The Saudi Public Investment Fund Bets on Western Experts
The Saudi Crown Prince has centralized power through the Public Investment Fund. His ambitious strategy is being frustrated by the quality of Western expert consensus.
The Kingdom of Saudi Arabia is the world’s largest exporter of crude oil and the second largest producer after the United States.1 As of 2022, the country has estimated reserves of 262 billion barrels of oil, second only to Venezuela and enough to supply global demand for decades.2 Saudi Arabia is almost entirely reliant on oil exports to stabilize both its internal politics and its international strategic position. Between 2010 and 2014, oil revenues represented over 90% of total government revenue.3 In exchange for a privileged military and diplomatic relationship with the U.S., Saudi Arabia has exported cheap and plentiful oil.
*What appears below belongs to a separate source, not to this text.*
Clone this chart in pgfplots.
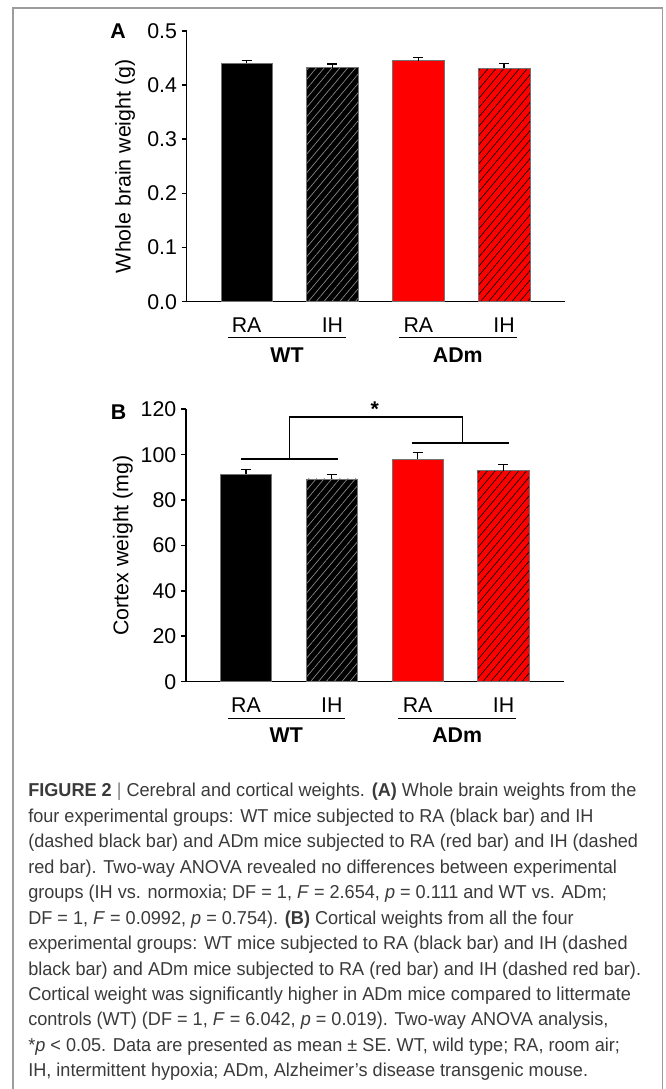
\documentclass[border=0pt]{standalone}
\usepackage{fontspec}
\setmainfont{Liberation Sans}
\newfontfamily\capfont[FakeStretch=0.97]{Liberation Sans}
\usepackage{pgfplots}
\pgfplotsset{compat=1.18}
\usetikzlibrary{patterns.meta}

\definecolor{capgray}{HTML}{3A3A3A}
\definecolor{framegray}{HTML}{9C9C9C}
\definecolor{barred}{HTML}{FF0000}

\newcommand{\fs}{\fontsize{16}{19}\selectfont}

\pgfplotsset{
  panel/.style={
    scale only axis, anchor=south west, clip=false,
    width=283.7pt,
    axis x line=bottom, axis y line=left,
    axis line style={-, line width=1.2pt},
    xmin=0.3015, xmax=4.708, ymin=0,
    xtick={1,2,3,4}, xticklabels={RA,IH,RA,IH},
    x tick style={draw=none},
    xticklabel style={font=\fs, yshift=-4.5pt},
    yticklabel style={font=\fs},
    ylabel style={font=\fs},
    tick align=outside, major tick length=3.75pt,
    y tick style={line width=1.2pt, black},
    /pgf/number format/assume math mode=true,
    ybar, bar width=0.6, bar shift=0pt,
    error bars/y dir=plus, error bars/y explicit,
    error bars/error bar style={line width=1pt, black},
    error bars/error mark options={rotate=90, mark size=3.75pt, line width=1pt, black},
  },
  solidbar/.style={fill=#1, draw=black!55, line width=0.5pt},
  hatchbar/.style 2 args={fill=#1, draw=black!55, line width=0.5pt,
    postaction={pattern={Lines[angle=50,distance=4.5pt,line width=0.5pt]}, pattern color=#2}},
}

\begin{document}
\begin{tikzpicture}
\useasboundingbox (0,0) rectangle (498.75pt,816.75pt);
\draw[framegray, line width=1pt] (9.75pt,0) -- (9.75pt,810.75pt) -- (497pt,810.75pt) -- (497pt,0);

% panel A
\begin{axis}[panel, at={(140pt,590.5pt)}, height=203pt,
  ymax=0.5, ytick={0,0.1,0.2,0.3,0.4,0.5},
  yticklabel style={/pgf/number format/.cd, fixed, fixed zerofill, precision=1},
  ylabel={Whole brain weight (g)},
  ylabel style={at={(axis description cs:-0.1626,0.5)}, anchor=center}]
\addplot[solidbar=black] coordinates {(1,0.440) +- (0,0.006)};
\addplot[hatchbar={black}{black!45}] coordinates {(2,0.432) +- (0,0.007)};
\addplot[solidbar=barred] coordinates {(3,0.445) +- (0,0.0055)};
\addplot[hatchbar={barred}{black}] coordinates {(4,0.431) +- (0,0.009)};
\draw[line width=1pt] (axis cs:0.785,-0.0665) -- (axis cs:2.155,-0.0665);
\draw[line width=1pt] (axis cs:2.775,-0.0665) -- (axis cs:4.145,-0.0665);
\node[font=\fs\bfseries] at (axis cs:1.47,-0.0985) {WT};
\node[font=\fs\bfseries] at (axis cs:3.46,-0.0985) {ADm};
\node[font=\fs\bfseries] at (rel axis cs:-0.181,1) {A};
\end{axis}

% panel B
\begin{axis}[panel, at={(139.5pt,305.5pt)}, height=204.3pt,
  ymax=120, ytick={0,20,40,60,80,100,120},
  ylabel={Cortex weight (mg)},
  ylabel style={at={(axis description cs:-0.167,0.5)}, anchor=center}]
\addplot[solidbar=black] coordinates {(1,91.5) +- (0,2.1)};
\addplot[hatchbar={black}{black!45}] coordinates {(2,89.3) +- (0,1.9)};
\addplot[solidbar=barred] coordinates {(3,98.1) +- (0,2.8)};
\addplot[hatchbar={barred}{black}] coordinates {(4,93.0) +- (0,2.8)};
\draw[line width=1pt] (axis cs:0.94,98.1) -- (axis cs:2.07,98.1);
\draw[line width=1pt] (axis cs:2.93,105.2) -- (axis cs:4.06,105.2);
\draw[line width=1pt] (axis cs:1.505,98.1) |- (axis cs:3.52,116.6) -- (axis cs:3.52,105.2);
\node[font=\fs\bfseries, anchor=base] at (axis cs:2.5,116.8) {*};
\draw[line width=1pt] (axis cs:0.785,-16.1) -- (axis cs:2.155,-16.1);
\draw[line width=1pt] (axis cs:2.775,-16.1) -- (axis cs:4.145,-16.1);
\node[font=\fs\bfseries] at (axis cs:1.47,-23.5) {WT};
\node[font=\fs\bfseries] at (axis cs:3.46,-23.5) {ADm};
\node[font=\fs\bfseries] at (rel axis cs:-0.178,0.991) {B};
\end{axis}

% caption
\node[anchor=north west, align=left, inner sep=0pt, text=capgray,
  font=\capfont\fontsize{14}{19.1}\selectfont] at (21pt,229.5pt) {%
\textbf{FIGURE 2} {\color{black!50}|} Cerebral and cortical weights. \textbf{(A)} Whole brain weights from the\\
four experimental groups: WT mice subjected to RA (black bar) and IH\\
(dashed black bar) and ADm mice subjected to RA (red bar) and IH (dashed\\
red bar). Two-way ANOVA revealed no differences between experimental\\
groups (IH vs. normoxia; DF = 1, \textit{F} = 2.654, \textit{p} = 0.111 and WT vs. ADm;\\
DF = 1, \textit{F} = 0.0992, \textit{p} = 0.754). \textbf{(B)} Cortical weights from all the four\\
experimental groups: WT mice subjected to RA (black bar) and IH (dashed\\
black bar) and ADm mice subjected to RA (red bar) and IH (dashed red bar).\\
Cortical weight was significantly higher in ADm mice compared to littermate\\
controls (WT) (DF = 1, \textit{F} = 6.042, \textit{p} = 0.019). Two-way ANOVA analysis,\\
*\textit{p} < 0.05. Data are presented as mean ± SE. WT, wild type; RA, room air;\\
IH, intermittent hypoxia; ADm, Alzheimer’s disease transgenic mouse.};
\end{tikzpicture}
\end{document}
Crown Prince Mohammed bin Salman (MbS), who began a rapid rise to power in 2015, has further directed oil wealth into industries, companies, and projects favored by Western elites in a bid to raise both his personal prestige and the prestige of the Kingdom. Since 2016, the country has officially pursued a strategy of diversifying the economy away from oil called Saudi Vision 2030. MbS has led this strategy, primarily by using the $620 billion Public Investment Fund (PIF), the country’s sovereign wealth fund and one of the largest sovereign wealth funds in the world.